Ok, but why on earth are you doing this? Don’t you have a job?

The Vocation of Cinema is an outgrowth of my own attempts to find a robust Catholic philosophy of cinema to study and absorb, and coming up largely empty-handed. In fact, while the crises of modern art spurred several brilliant Christian philosophers of the 20th century to write extensive discourses on questions of beauty, form, poetry, and painting, the subject of cinema, while it hasn’t been ignored outright by the Church, has never received a comprehensive philosophical treatment from the most gifted minds working in Her service. Further, as far as I can see, neither has an attempt been made to extensively theorize an understanding of cinema from the Aristotelian-Thomistic tradition.

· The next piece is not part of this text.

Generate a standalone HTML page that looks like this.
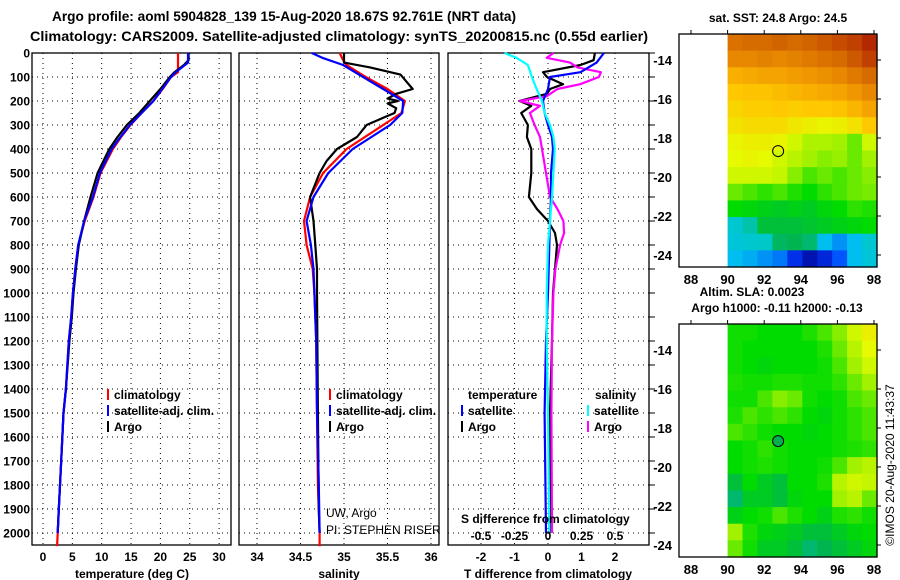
<!DOCTYPE html>
<html><head><meta charset="utf-8"><style>
html,body{margin:0;padding:0;background:#fff;}
svg{display:block;font-family:"Liberation Sans",sans-serif;}
</style></head><body>
<svg id="c" width="900" height="580" xmlns="http://www.w3.org/2000/svg"></svg>
<script>
// ---- data ----
const depthTicks=[0,100,200,300,400,500,600,700,800,900,1000,1100,1200,1300,1400,1500,1600,1700,1800,1900,2000];
const tempTicks=[0,5,10,15,20,25,30];
const salTicks=[34,34.5,35,35.5,36];
const salTickLabels=["34","34.5","35","35.5","36"];
const tdiffTicks=[-2,-1,0,1,2];
const sdiffTicks=[-0.5,-0.25,0,0.25,0.5];
const sdiffTickLabels=["-0.5","-0.25","0","0.25","0.5"];

const tArgoD=[0,30,50,80,100,150,200,250,300,350,400,500,600,700,800,900,1000,1100,1200,1400,1500,1700,1900,2000];
const tArgoV=[24.8,24.8,24.0,22.4,21.6,20.0,18.2,16.4,14.3,12.7,11.3,9.3,8.1,7.0,6.1,5.6,5.2,4.9,4.5,3.9,3.5,3.1,2.7,2.5];
const tClimD=[0,80,100,150,200,250,300,350,400,500,600,700,800,900,1000,1100,1200,1400,1500,1700,1900,2000,2055];
const tClimV=[23.0,23.0,21.8,20.4,18.8,16.8,14.9,13.3,11.9,9.8,8.6,7.1,6.0,5.5,5.1,4.8,4.4,3.9,3.5,3.1,2.7,2.5,2.4];
const tSatD=[0,40,80,100,150,200,250,300,350,400,500,600,700,800,900,1000,1100,1200,1400,1500,1700,1900,2000];
const tSatV=[24.7,24.7,22.6,21.8,20.3,18.8,16.8,14.8,13.2,11.7,9.7,8.5,7.0,6.0,5.5,5.1,4.8,4.4,3.9,3.5,3.1,2.7,2.5];

const sArgoD=[0,40,60,90,120,150,170,190,200,210,230,250,270,300,350,400,450,500,600,650,700,800,900,1000,1500,1900,2000];
const sArgoV=[35.0,35.0,35.3,35.65,35.72,35.79,35.6,35.5,35.62,35.5,35.6,35.58,35.45,35.26,35.15,34.92,34.8,34.72,34.61,34.63,34.65,34.67,34.69,34.69,34.70,34.71,34.72];
const sClimD=[0,30,50,100,150,200,250,300,400,500,600,700,800,900,1000,1200,1500,1800,2000,2055];
const sClimV=[34.95,34.99,35.03,35.25,35.5,35.70,35.66,35.45,35.03,34.76,34.61,34.54,34.57,34.64,34.66,34.68,34.69,34.70,34.72,34.72];
const sSatD=[0,20,50,100,150,200,250,300,400,500,600,700,800,900,1000,1200,1500,1800,2000];
const sSatV=[34.63,34.75,34.99,35.22,35.45,35.68,35.67,35.53,35.10,34.82,34.65,34.57,34.62,34.65,34.66,34.68,34.69,34.71,34.72];

const dTsatD=[0,40,80,100,150,200,250,300,350,400,500,600,700,1000,1200,1500,2000];
const dTsatV=[1.67,1.45,0.97,0.06,0.0,-0.15,-0.1,0.0,0.12,0.15,0.09,0.09,0.06,0.0,-0.06,-0.1,-0.06];
const dTargoD=[0,30,50,80,100,130,150,170,200,220,250,300,350,400,500,600,650,700,750,800,900,1000,1200,1500,2000];
const dTargoV=[1.4,1.36,0.97,-0.15,-0.03,0.45,0.06,-0.03,-0.85,-0.5,-0.8,-0.6,-0.63,-0.5,-0.5,-0.57,-0.33,0.0,0.21,0.27,0.21,0.15,0.12,0.06,0.06];
const dSsatD=[0,20,50,100,150,200,250,300,350,400,500,600,700,800,1000,1200,1500,2000];
const dSsatV=[-0.325,-0.235,-0.15,-0.12,-0.085,-0.045,-0.025,0.015,0.04,0.05,0.04,0.03,0.015,0.0,-0.01,-0.01,0.0,0.01];
const dSargoD=[0,20,40,60,80,100,130,150,180,200,220,250,300,350,400,500,600,650,700,750,800,900,1000,1200,1500,2000];
const dSargoV=[0.04,-0.01,0.165,0.22,0.395,0.38,0.24,0.07,-0.01,-0.21,-0.06,-0.135,-0.1,-0.06,-0.045,-0.015,0.015,0.07,0.115,0.12,0.09,0.055,0.04,0.03,0.025,0.03];

// maps: values 0..1 on colormap, 10 cols (lon 90-98) x 14 rows (lat -12.7 to -24.6)
const sstRows=[
[0.93,0.94,0.94,0.95,0.94,0.95,0.96,0.97,0.98,1.0],
[0.9,0.9,0.91,0.9,0.91,0.92,0.93,0.94,0.96,0.98],
[0.84,0.85,0.86,0.86,0.87,0.88,0.89,0.9,0.92,0.94],
[0.8,0.81,0.81,0.82,0.83,0.84,0.85,0.86,0.88,0.9],
[0.78,0.79,0.79,0.8,0.79,0.8,0.8,0.81,0.83,0.86],
[0.76,0.77,0.77,0.77,0.75,0.74,0.73,0.74,0.76,0.8],
[0.73,0.74,0.74,0.73,0.7,0.67,0.67,0.66,0.62,0.7],
[0.72,0.73,0.72,0.7,0.68,0.66,0.64,0.65,0.62,0.66],
[0.7,0.7,0.7,0.69,0.64,0.6,0.62,0.6,0.62,0.64],
[0.62,0.6,0.58,0.6,0.57,0.55,0.58,0.6,0.62,0.63],
[0.55,0.54,0.53,0.52,0.53,0.52,0.54,0.55,0.58,0.57],
[0.38,0.42,0.5,0.5,0.5,0.51,0.52,0.53,0.54,0.55],
[0.36,0.38,0.4,0.47,0.48,0.46,0.3,0.25,0.3,0.38],
[0.3,0.28,0.25,0.22,0.12,0.05,0.1,0.18,0.3,0.36]];
const slaRows=[
[0.56,0.56,0.55,0.55,0.55,0.57,0.6,0.64,0.7,0.74],
[0.56,0.55,0.55,0.55,0.55,0.55,0.57,0.62,0.68,0.72],
[0.56,0.55,0.54,0.55,0.55,0.55,0.56,0.6,0.66,0.7],
[0.57,0.56,0.56,0.57,0.57,0.56,0.56,0.58,0.62,0.66],
[0.56,0.56,0.6,0.64,0.62,0.56,0.55,0.56,0.6,0.62],
[0.57,0.6,0.58,0.6,0.58,0.55,0.54,0.56,0.58,0.6],
[0.6,0.58,0.56,0.55,0.55,0.54,0.55,0.56,0.58,0.6],
[0.55,0.56,0.58,0.56,0.55,0.55,0.55,0.56,0.57,0.58],
[0.55,0.56,0.57,0.56,0.55,0.55,0.56,0.6,0.66,0.68],
[0.5,0.55,0.52,0.5,0.55,0.55,0.57,0.68,0.7,0.69],
[0.46,0.52,0.52,0.5,0.54,0.55,0.55,0.66,0.68,0.62],
[0.53,0.55,0.56,0.6,0.57,0.55,0.53,0.57,0.58,0.56],
[0.66,0.57,0.54,0.53,0.52,0.5,0.5,0.52,0.54,0.55],
[0.62,0.56,0.52,0.52,0.5,0.46,0.48,0.5,0.52,0.54]];

// ---- helpers ----
const NS="http://www.w3.org/2000/svg";
const svg=document.getElementById('c');
function mk(tag,attrs,parent){const e=document.createElementNS(NS,tag);for(const k in attrs)e.setAttribute(k,attrs[k]);(parent||svg).appendChild(e);return e;}
function txt(s,x,y,opts,parent){const e=mk('text',Object.assign({x:x,y:y,'font-size':12,'font-weight':'bold',fill:'#000'},opts||{}),parent);e.textContent=s;return e;}

const Y0=53, PY=0.24, YB=545;
const yD=d=>Y0+d*PY;
const panels=[
 {l:32,r:231,x:v=>43+v*5.87,name:'temperature-panel'},
 {l:239,r:439,x:v=>257+(v-34)*87,name:'salinity-panel'},
 {l:448,r:649,x:v=>548+v*33.5,name:'t-diff-panel'}];
const xS=v=>548+v*134;

// titles
let t=txt('Argo profile: aoml 5904828_139 15-Aug-2020 18.67S 92.761E (NRT data)',52,21,{'font-size':14,textLength:464,lengthAdjust:'spacingAndGlyphs'});

t=txt('Climatology: CARS2009. Satellite-adjusted climatology: synTS_20200815.nc (0.55d earlier)',30,41,{'font-size':14,textLength:618,lengthAdjust:'spacingAndGlyphs'});


// panels
panels.forEach((p,i)=>{
  const g=mk('g',{});
  
  
  depthTicks.forEach(d=>{ if(d>0) mk('line',{x1:p.l,x2:p.r,y1:yD(d),y2:yD(d),stroke:'#000','stroke-dasharray':'1,4'},g);});
  const ticks=i===0?tempTicks:i===1?salTicks:tdiffTicks;
  ticks.forEach(v=>mk('line',{x1:p.x(v),x2:p.x(v),y1:Y0,y2:YB,stroke:'#000','stroke-dasharray':'1,4'},g));
  mk('rect',{x:p.l,y:Y0,width:p.r-p.l,height:YB-Y0,fill:'none',stroke:'#000','stroke-width':1.3},g);
  ticks.forEach((v,k)=>{const lab=i===1?salTickLabels[k]:String(v);
    const e=txt(lab,p.x(v),561,{'text-anchor':'middle'},g);
    });
});
// right ticks panel 3
depthTicks.forEach(d=>mk('line',{x1:649,x2:655,y1:yD(d),y2:yD(d),stroke:'#000'}));
// y labels
depthTicks.forEach(d=>{const e=txt(String(d),30,yD(d)+4.5,{'text-anchor':'end'});
  });
// axis titles
[['temperature (deg C)',132,'x-axis-title-temperature'],['salinity',339,'x-axis-title-salinity'],['T difference from climatology',548,'x-axis-title-t-diff']].forEach(a=>{
  const e=txt(a[0],a[1],578,{'text-anchor':'middle'});});

function line(D,V,xf,color,name){
  const pts=D.map((d,k)=>xf(V[k]).toFixed(1)+','+yD(d).toFixed(1)).join(' ');
  const e=mk('polyline',{points:pts,fill:'none',stroke:color,'stroke-width':2.2,'stroke-linejoin':'round'});
  
  
}
const px=panels.map(p=>p.x);
line(tClimD,tClimV,px[0],'#ff0000','temp-climatology-line');
line(tArgoD,tArgoV,px[0],'#000000','temp-argo-line');
line(tSatD,tSatV,px[0],'#0000ff','temp-satellite-line');
line(sClimD,sClimV,px[1],'#ff0000','sal-climatology-line');
line(sArgoD,sArgoV,px[1],'#000000','sal-argo-line');
line(sSatD,sSatV,px[1],'#0000ff','sal-satellite-line');
line(dTargoD,dTargoV,px[2],'#000000','tdiff-argo-line');
line(dSargoD,dSargoV,xS,'#ff00ff','sdiff-argo-line');
line(dTsatD,dTsatV,px[2],'#0000ff','tdiff-satellite-line');
line(dSsatD,dSsatV,xS,'#00ffff','sdiff-satellite-line');

// legends
function leg(x,y,color,label,name){
  const g=mk('g',{});
  mk('rect',{x:x,y:y-10,width:2,height:11,fill:color},g);
  txt(label,x+7,y,{},g);
}
leg(107,399,'#ff0000','climatology','legend-temp-climatology');
leg(107,415,'#0000ff','satellite-adj. clim.','legend-temp-satellite');
leg(107,431,'#000000','Argo','legend-temp-argo');
leg(329,399,'#ff0000','climatology','legend-sal-climatology');
leg(329,415,'#0000ff','satellite-adj. clim.','legend-sal-satellite');
leg(329,431,'#000000','Argo','legend-sal-argo');
t=txt('temperature',468,399);
t=txt('salinity',595,399);
leg(461,415,'#0000ff','satellite','legend-tdiff-satellite');
leg(461,431,'#000000','Argo','legend-tdiff-argo');
leg(587,415,'#00ffff','satellite','legend-sdiff-satellite');
leg(587,431,'#ff00ff','Argo','legend-sdiff-argo');
t=txt('S difference from climatology',461,523);
sdiffTicks.forEach((v,k)=>{const e=txt(sdiffTickLabels[k],xS(v),540,{'text-anchor':'middle'});
  });
t=txt('UW, Argo',326,517,{'font-weight':'normal'});
t=txt('PI: STEPHEN RISER',326,534,{'font-weight':'normal'});

// colormap
const cstops=[[0,[0,0,140]],[0.15,[0,60,255]],[0.3,[0,190,240]],[0.4,[0,200,200]],[0.48,[0,180,80]],[0.55,[0,220,0]],[0.65,[150,240,0]],[0.72,[230,250,0]],[0.8,[255,200,0]],[0.88,[240,150,0]],[0.95,[210,100,0]],[1,[180,40,0]]];
function cmap(v){for(let i=1;i<cstops.length;i++){if(v<=cstops[i][0]){const a=cstops[i-1],b=cstops[i];const f=(v-a[0])/(b[0]-a[0]);return 'rgb('+a[1].map((c,k)=>Math.round(c+(b[1][k]-c)*f)).join(',')+')';}}return 'rgb(180,40,0)';}

function drawMap(top,rows,name,filledCircle){
  const L=679,R=877,B=top+233;
  const lonX=lon=>691+(lon-88)*18.3;
  const latY=lat=>top+26+(-14-lat)*19.5;
  const g=mk('g',{});
  const x0=lonX(90),cw=(R-x0)/rows[0].length,ch=(B-top)/rows.length;
  rows.forEach((row,r)=>row.forEach((v,c)=>{
    const cell=mk('rect',{x:(x0+c*cw).toFixed(2),y:(top+r*ch).toFixed(2),width:(cw+0.6).toFixed(2),height:(ch+0.6).toFixed(2),fill:cmap(v)},g);
    
    
  }));
  mk('rect',{x:L,y:top,width:R-L,height:B-top,fill:'none',stroke:'#000','stroke-width':1.3},g);
  [88,90,92,94,96,98].forEach(lon=>{mk('line',{x1:lonX(lon),x2:lonX(lon),y1:top,y2:top-4,stroke:'#000'},g);
    txt(String(lon),lonX(lon),B+17,{'text-anchor':'middle','font-size':13},g);});
  [-14,-16,-18,-20,-22,-24].forEach(lat=>{mk('line',{x1:R,x2:R+4,y1:latY(lat),y2:latY(lat),stroke:'#000'},g);
    txt(String(lat),672,latY(lat)+5,{'text-anchor':'end','font-size':13},g);});
  const c=mk('circle',{cx:lonX(92.76),cy:latY(-18.67),r:5.5,fill:filledCircle?'#00b050':'none',stroke:'#000','stroke-width':1},g);
  
}
drawMap(34,sstRows,'sst-map',false);
drawMap(324,slaRows,'sla-map',true);
t=txt('sat. SST: 24.8 Argo: 24.5',778,22,{'text-anchor':'middle'});
t=txt('Altim. SLA: 0.0023',752,296,{'text-anchor':'middle'});
t=txt('Argo h1000: -0.11 h2000: -0.13',777,312,{'text-anchor':'middle'});
t=txt('©IMOS 20-Aug-2020 11:43:37',0,0,{'font-weight':'normal','text-anchor':'middle',transform:'translate(894,465) rotate(-90)'});

</script>
</body></html>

I believe that something along these lines is needed now, more than ever, to encourage filmmakers, cinephiles, critics, and scholars to embrace the fullness of cinema’s vocation among the arts, and to joyfully accompany it according to its particular applications in their own artistic and intellectual pursuits. For filmmakers and artists, it means taking hold of the freedom and the confidence to make and to make beautifully. For cinephiles, critics, and scholars it means integrating one’s quest for cinema into the flourishing of the whole human being. My hope is that this attempt at a philosophical exploration will prove helpful to anyone approaching cinema as an art that is beautiful, meaningful, and life-changing. Cinema is worthy of our time and attention. It is worthy of our contemplation and cultivation.

In addition to a monthly keystone essay on one of our main topics, I intend to release short columns, when possible, about what I’m currently reading and watching, as well as share links of interest and updates on my own filmmaking. I’ll also make an effort to do a mailbag issue on occasion, should reader feedback arise.

My greatest - my only - hope for The Vocation of Cinema is that it will help other filmmakers, cinephiles, and fellow travelers integrate their love of cinema into the proper flourishing of the whole human person. Let us, together, begin to imagine and discover cinema at its very best.